**WRITTEN EXERCISE:**
Write out the opening lines of the data word for word, up to and including the line with "(b3) at (1087,340)", and leave every picture and every later line out.
▬▬▬
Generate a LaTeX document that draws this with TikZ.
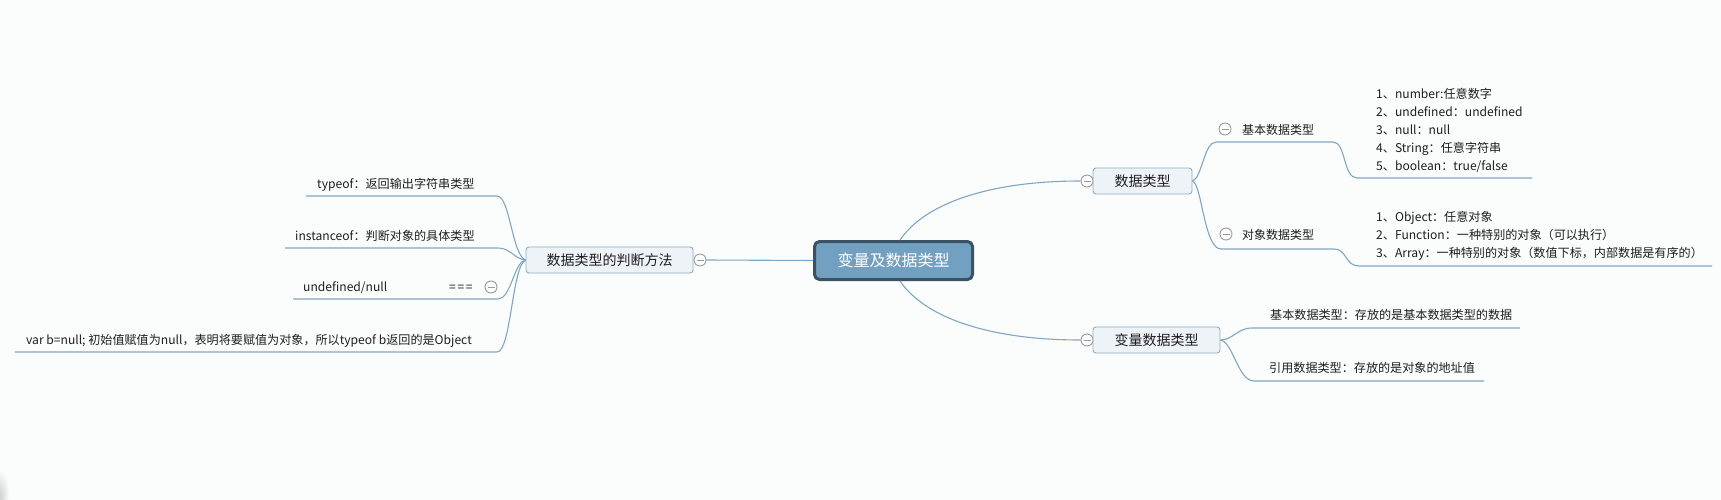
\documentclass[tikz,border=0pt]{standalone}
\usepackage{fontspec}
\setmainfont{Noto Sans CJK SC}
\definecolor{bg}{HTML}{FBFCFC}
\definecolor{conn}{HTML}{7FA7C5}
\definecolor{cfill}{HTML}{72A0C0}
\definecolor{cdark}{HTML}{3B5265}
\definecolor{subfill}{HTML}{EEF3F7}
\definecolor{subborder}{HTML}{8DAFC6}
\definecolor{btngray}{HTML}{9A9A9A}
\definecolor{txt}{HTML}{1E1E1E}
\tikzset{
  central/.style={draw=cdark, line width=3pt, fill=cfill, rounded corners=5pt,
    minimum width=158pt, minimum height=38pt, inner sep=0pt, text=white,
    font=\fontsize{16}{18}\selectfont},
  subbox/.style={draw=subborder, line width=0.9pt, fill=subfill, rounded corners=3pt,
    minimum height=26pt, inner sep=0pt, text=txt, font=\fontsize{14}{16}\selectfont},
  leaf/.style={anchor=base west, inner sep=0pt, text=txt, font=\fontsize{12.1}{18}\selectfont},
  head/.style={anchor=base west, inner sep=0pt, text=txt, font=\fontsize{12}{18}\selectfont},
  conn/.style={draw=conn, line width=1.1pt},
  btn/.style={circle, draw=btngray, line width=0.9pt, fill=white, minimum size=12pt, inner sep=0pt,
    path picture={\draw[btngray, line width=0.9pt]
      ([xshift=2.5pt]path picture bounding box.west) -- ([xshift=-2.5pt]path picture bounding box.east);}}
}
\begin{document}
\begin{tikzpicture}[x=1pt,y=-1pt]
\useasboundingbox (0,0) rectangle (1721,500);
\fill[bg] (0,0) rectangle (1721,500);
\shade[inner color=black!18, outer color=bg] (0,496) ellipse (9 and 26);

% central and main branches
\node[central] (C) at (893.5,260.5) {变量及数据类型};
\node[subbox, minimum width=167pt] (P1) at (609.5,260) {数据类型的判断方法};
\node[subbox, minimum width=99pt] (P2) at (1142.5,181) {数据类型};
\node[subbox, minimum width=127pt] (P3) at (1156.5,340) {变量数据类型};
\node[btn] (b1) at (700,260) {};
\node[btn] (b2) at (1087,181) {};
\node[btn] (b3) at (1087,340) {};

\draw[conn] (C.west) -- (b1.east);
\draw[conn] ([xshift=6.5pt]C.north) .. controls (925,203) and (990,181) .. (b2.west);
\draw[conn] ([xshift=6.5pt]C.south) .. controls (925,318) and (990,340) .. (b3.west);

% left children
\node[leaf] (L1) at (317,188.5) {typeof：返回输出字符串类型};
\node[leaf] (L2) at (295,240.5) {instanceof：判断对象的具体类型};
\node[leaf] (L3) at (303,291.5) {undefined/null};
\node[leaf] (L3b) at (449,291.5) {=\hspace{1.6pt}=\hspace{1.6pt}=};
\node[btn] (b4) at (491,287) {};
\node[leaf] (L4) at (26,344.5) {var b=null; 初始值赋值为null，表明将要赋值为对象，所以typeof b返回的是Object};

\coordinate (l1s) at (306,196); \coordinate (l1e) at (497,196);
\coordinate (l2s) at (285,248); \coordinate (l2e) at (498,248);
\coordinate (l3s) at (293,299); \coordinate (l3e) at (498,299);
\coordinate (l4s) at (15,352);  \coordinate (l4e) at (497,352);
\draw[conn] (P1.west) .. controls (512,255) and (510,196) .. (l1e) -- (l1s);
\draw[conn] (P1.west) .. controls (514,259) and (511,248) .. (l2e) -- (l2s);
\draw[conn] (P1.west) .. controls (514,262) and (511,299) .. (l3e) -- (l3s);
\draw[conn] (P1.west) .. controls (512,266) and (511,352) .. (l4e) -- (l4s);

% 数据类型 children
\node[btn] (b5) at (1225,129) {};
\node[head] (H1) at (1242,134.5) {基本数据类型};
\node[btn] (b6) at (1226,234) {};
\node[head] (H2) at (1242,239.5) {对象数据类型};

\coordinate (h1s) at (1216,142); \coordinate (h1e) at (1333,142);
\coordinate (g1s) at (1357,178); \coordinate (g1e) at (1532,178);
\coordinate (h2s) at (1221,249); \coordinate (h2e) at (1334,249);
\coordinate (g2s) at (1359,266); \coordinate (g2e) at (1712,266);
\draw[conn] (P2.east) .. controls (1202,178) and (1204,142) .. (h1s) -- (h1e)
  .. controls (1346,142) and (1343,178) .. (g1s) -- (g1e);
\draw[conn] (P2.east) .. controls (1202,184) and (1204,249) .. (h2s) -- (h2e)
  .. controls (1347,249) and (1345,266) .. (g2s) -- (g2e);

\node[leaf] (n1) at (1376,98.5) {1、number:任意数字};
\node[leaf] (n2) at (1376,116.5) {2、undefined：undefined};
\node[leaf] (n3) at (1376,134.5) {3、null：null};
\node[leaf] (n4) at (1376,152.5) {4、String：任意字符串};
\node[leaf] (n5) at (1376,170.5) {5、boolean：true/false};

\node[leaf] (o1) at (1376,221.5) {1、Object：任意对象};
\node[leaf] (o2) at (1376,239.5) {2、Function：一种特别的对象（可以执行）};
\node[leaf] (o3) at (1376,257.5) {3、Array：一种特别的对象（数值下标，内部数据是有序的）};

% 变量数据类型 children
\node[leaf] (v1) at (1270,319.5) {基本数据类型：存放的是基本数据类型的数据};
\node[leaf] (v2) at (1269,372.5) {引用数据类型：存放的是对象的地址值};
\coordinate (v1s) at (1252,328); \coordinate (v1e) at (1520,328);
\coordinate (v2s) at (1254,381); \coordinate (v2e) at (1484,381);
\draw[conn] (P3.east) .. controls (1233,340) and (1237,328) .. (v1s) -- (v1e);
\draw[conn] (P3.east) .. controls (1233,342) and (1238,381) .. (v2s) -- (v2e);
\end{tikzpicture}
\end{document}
▬▬▬
**RESPONSE FOR THIS EXERCISE:**
Generate a LaTeX document that draws this with TikZ.
\documentclass[tikz,border=0pt]{standalone}
\usepackage{fontspec}
\setmainfont{Noto Sans CJK SC}
\definecolor{bg}{HTML}{FBFCFC}
\definecolor{conn}{HTML}{7FA7C5}
\definecolor{cfill}{HTML}{72A0C0}
\definecolor{cdark}{HTML}{3B5265}
\definecolor{subfill}{HTML}{EEF3F7}
\definecolor{subborder}{HTML}{8DAFC6}
\definecolor{btngray}{HTML}{9A9A9A}
\definecolor{txt}{HTML}{1E1E1E}
\tikzset{
  central/.style={draw=cdark, line width=3pt, fill=cfill, rounded corners=5pt,
    minimum width=158pt, minimum height=38pt, inner sep=0pt, text=white,
    font=\fontsize{16}{18}\selectfont},
  subbox/.style={draw=subborder, line width=0.9pt, fill=subfill, rounded corners=3pt,
    minimum height=26pt, inner sep=0pt, text=txt, font=\fontsize{14}{16}\selectfont},
  leaf/.style={anchor=base west, inner sep=0pt, text=txt, font=\fontsize{12.1}{18}\selectfont},
  head/.style={anchor=base west, inner sep=0pt, text=txt, font=\fontsize{12}{18}\selectfont},
  conn/.style={draw=conn, line width=1.1pt},
  btn/.style={circle, draw=btngray, line width=0.9pt, fill=white, minimum size=12pt, inner sep=0pt,
    path picture={\draw[btngray, line width=0.9pt]
      ([xshift=2.5pt]path picture bounding box.west) -- ([xshift=-2.5pt]path picture bounding box.east);}}
}
\begin{document}
\begin{tikzpicture}[x=1pt,y=-1pt]
\useasboundingbox (0,0) rectangle (1721,500);
\fill[bg] (0,0) rectangle (1721,500);
\shade[inner color=black!18, outer color=bg] (0,496) ellipse (9 and 26);

% central and main branches
\node[central] (C) at (893.5,260.5) {变量及数据类型};
\node[subbox, minimum width=167pt] (P1) at (609.5,260) {数据类型的判断方法};
\node[subbox, minimum width=99pt] (P2) at (1142.5,181) {数据类型};
\node[subbox, minimum width=127pt] (P3) at (1156.5,340) {变量数据类型};
\node[btn] (b1) at (700,260) {};
\node[btn] (b2) at (1087,181) {};
\node[btn] (b3) at (1087,340) {};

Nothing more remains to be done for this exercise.